China appealed for calm on Thursday and said North Korea’s
claim to have a sovereign right to test its missiles, and U.S.
criticism that a test would violate existing agreements, were
making the problem difficult to resolve.

Chinese Vice Foreign Minister Wu Dawei said Beijing hoped
the parties would resolve the problem through negotiations.

North Korea said on Wednesday it wanted new direct talks
with the United States. Washington rejected the proposal and
demanded Pyongyang return to stalled multilateral talks aimed
at persuading the North to abandon its nuclear arms program in
return for aid and security promises.

U.S. ambassador to the United Nations John Bolton said on
Thursday Washington was committed to a diplomatic solution and
ready for negotiations.

“We’re having consultations here in New York with other
members of the Security Council and other members of the U.N.,”
Bolton said. “But … the most important priority, is to try
and persuade North Korea not to launch at all.”

BRINKMANSHIP

The United States has been saying for about a week there is
evidence North Korea may test-fire its Taepodong-2 missile and
on Thursday Japan’s defense minister said Tokyo had mobilized
naval vessels and aircraft to gather information.

But in an interview with CNN, Vice President Dick Cheney
seemed to downplay the threat from North Korea’s missile
program, saying Pyongyang’s missile capabilities were “fairly
rudimentary.”

Cheney, according to a transcript of the CNN interview,
said North Korea seems to have improved the range of its
missiles but suggested the program still lacked sophistication.

Anxiety over the standoff spooked financial markets,
pushing the yen down against the dollar on a rumor — later
denied — that a U.S. military plane had crashed in the North.

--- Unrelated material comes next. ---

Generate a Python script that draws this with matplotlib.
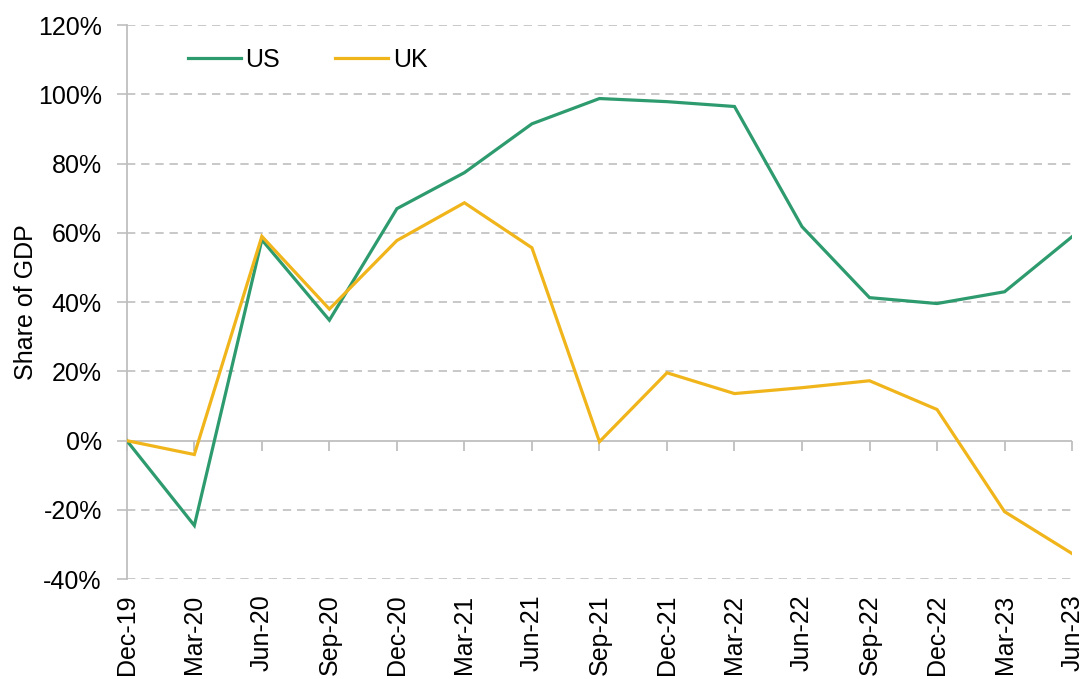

Spokesmen for U.S. forces in Japan and South Korea as well
as for the South Korean and Japanese military said they had not
heard of any plane crash.

The rumor emerged after Pyongyang’s KCNA news agency warned
that chances of an aerial conflict with the United States had
grown because of U.S. spy flights over the secretive state.

“The U.S. imperialist warmongers have been intensifying
military provocations against the DPRK (North Korea) of late,”
KCNA said in a report. “The ceaseless illegal intrusion of the
planes has created a grave danger of military conflict in the
air above the region.”

Pentagon officials have declined to say if they would try
to shoot down any North Korean missile, but other U.S.
officials have said that is unlikely as the launch is probably
aimed at the open sea.

Six-party talks on North Korea’s nuclear program, joining
the two Koreas, the United States, Japan, China and Russia,
have been stalled since November after Washington cracked down
on firms suspected of helping Pyongyang’s illicit activities
such as counterfeiting.

Pyongyang is feeling the crackdown’s pinch, and is also
piqued that U.S. and world attention has shifted to concern
about Iran’s nuclear ambitions, analysts and diplomats said.